Returning to A Worldly Art after considering these factors, we find that the passage I referenced at the beginning of this essay becomes all the more true. The ideological charge, that is to say the underlying statement Windmill at Wijk bij Duurstede is making about the Dutch, is hidden beneath a layer of apparent objectivity and realism. In fact, the sentence which follows that passage states that “Realist strategies make depicted situations or relationships seem natural or immutable, hence true” (Westermann, 99). The whole painting revolves around its hidden ideological statement, and the fact that it is built into the painting and not immediately evident makes it all the more potent. The painting’s genre, a work of realism rather than an overtly romantic scene, means the painting’s statement feels just as real as the windmill itself.

The title of the fourth chapter is “Dutch Ideologies and Nascent National Identity,” which places this painting and its central symbol in the context of a greater phenomenon. This painting was produced during what is often considered the “Dutch Golden Age,” and though nationalism had yet to develop as a clear ideology, there was a Dutch historical and national identity beginning to form at the time. The windmill was a point of pride, serving as the centerpiece of a historical narrative about the Dutch’s unique ingenuity, tenacity, and underdog story. It had essentially enabled them to create their country in a way few other proto-nations had done, going from little more than a swampy backwater to a superpower and the center of a global trade network in the space of a few hundred years. Like the windmill, reads the implicit text of the painting, the Dutch have stood defiantly against all odds, pulling themselves up from the muck and mire and building something great from barely anything at all.

Works Cited

Jacob van Ruisdael.
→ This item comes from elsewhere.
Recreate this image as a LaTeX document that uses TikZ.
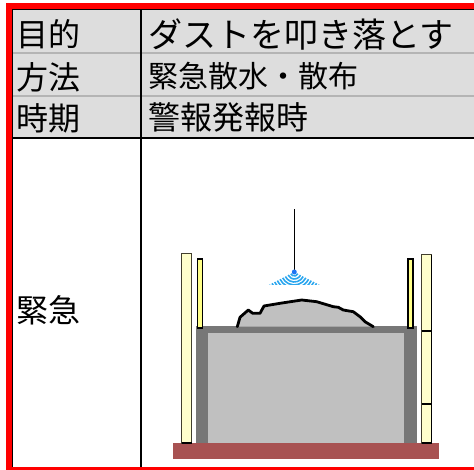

Windmill at Wijk bij Duurstede, c. 1670. Oil on canvas. Rijksmuseum, Amsterdam.

Mariët Westermann. A Worldly Art: the Dutch Republic, 1585-1718. Yale University Press, 2016.


One thought on “What Windmills Mean

  1. Nice multi-faceted reading of this painting–especially playing out the alternate but not contradictory readings of the windmill’s literal (and symbolic) stance vis-a-vis the sky. Also nice to move beyond Westermann, while still drawing on her insights.